Causal Inference in Natural Language Processing: Estimation, Prediction, Interpretation and Beyond
It provides a unified overview for the NLP community, addressing a gap in applying causal methods to textual data, but is incremental as a survey rather than presenting new results.
This survey consolidates scattered research on causal inference in NLP, addressing the challenge of estimating causal effects with text and exploring its potential to improve model robustness, fairness, and interpretability.

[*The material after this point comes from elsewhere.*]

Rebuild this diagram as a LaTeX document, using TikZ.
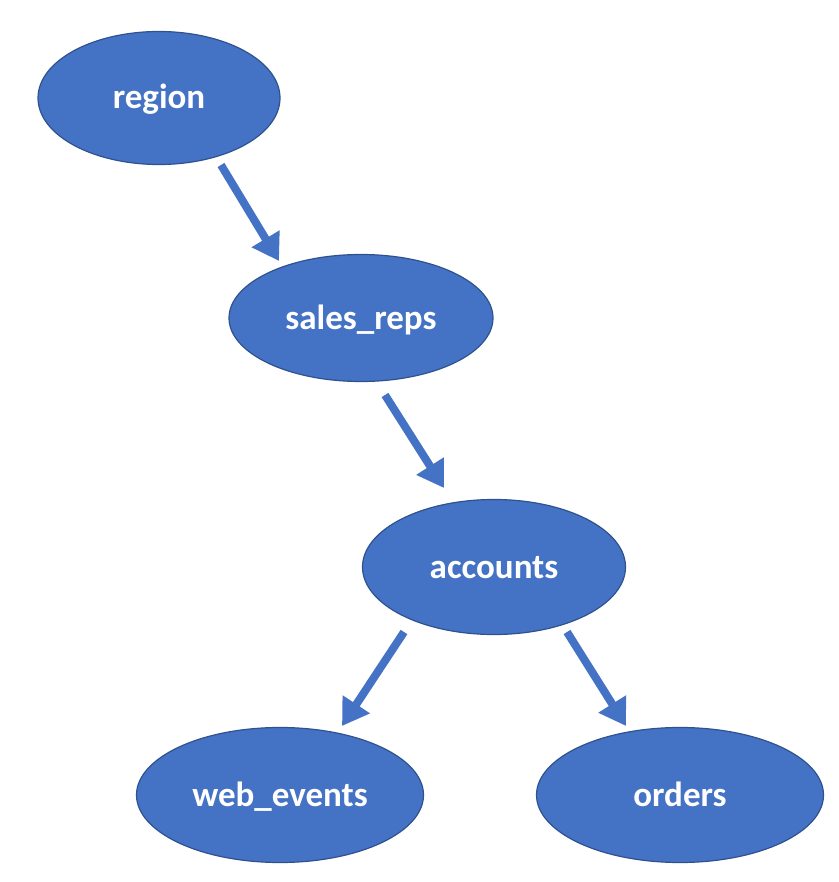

A fundamental goal of scientific research is to learn about causal relationships. However, despite its critical role in the life and social sciences, causality has not had the same importance in Natural Language Processing (NLP), which has traditionally placed more emphasis on predictive tasks. This distinction is beginning to fade, with an emerging area of interdisciplinary research at the convergence of causal inference and language processing. Still, research on causality in NLP remains scattered across domains without unified definitions, benchmark datasets and clear articulations of the challenges and opportunities in the application of causal inference to the textual domain, with its unique properties. In this survey, we consolidate research across academic areas and situate it in the broader NLP landscape. We introduce the statistical challenge of estimating causal effects with text, encompassing settings where text is used as an outcome, treatment, or to address confounding. In addition, we explore potential uses of causal inference to improve the robustness, fairness, and interpretability of NLP models. We thus provide a unified overview of causal inference for the NLP community.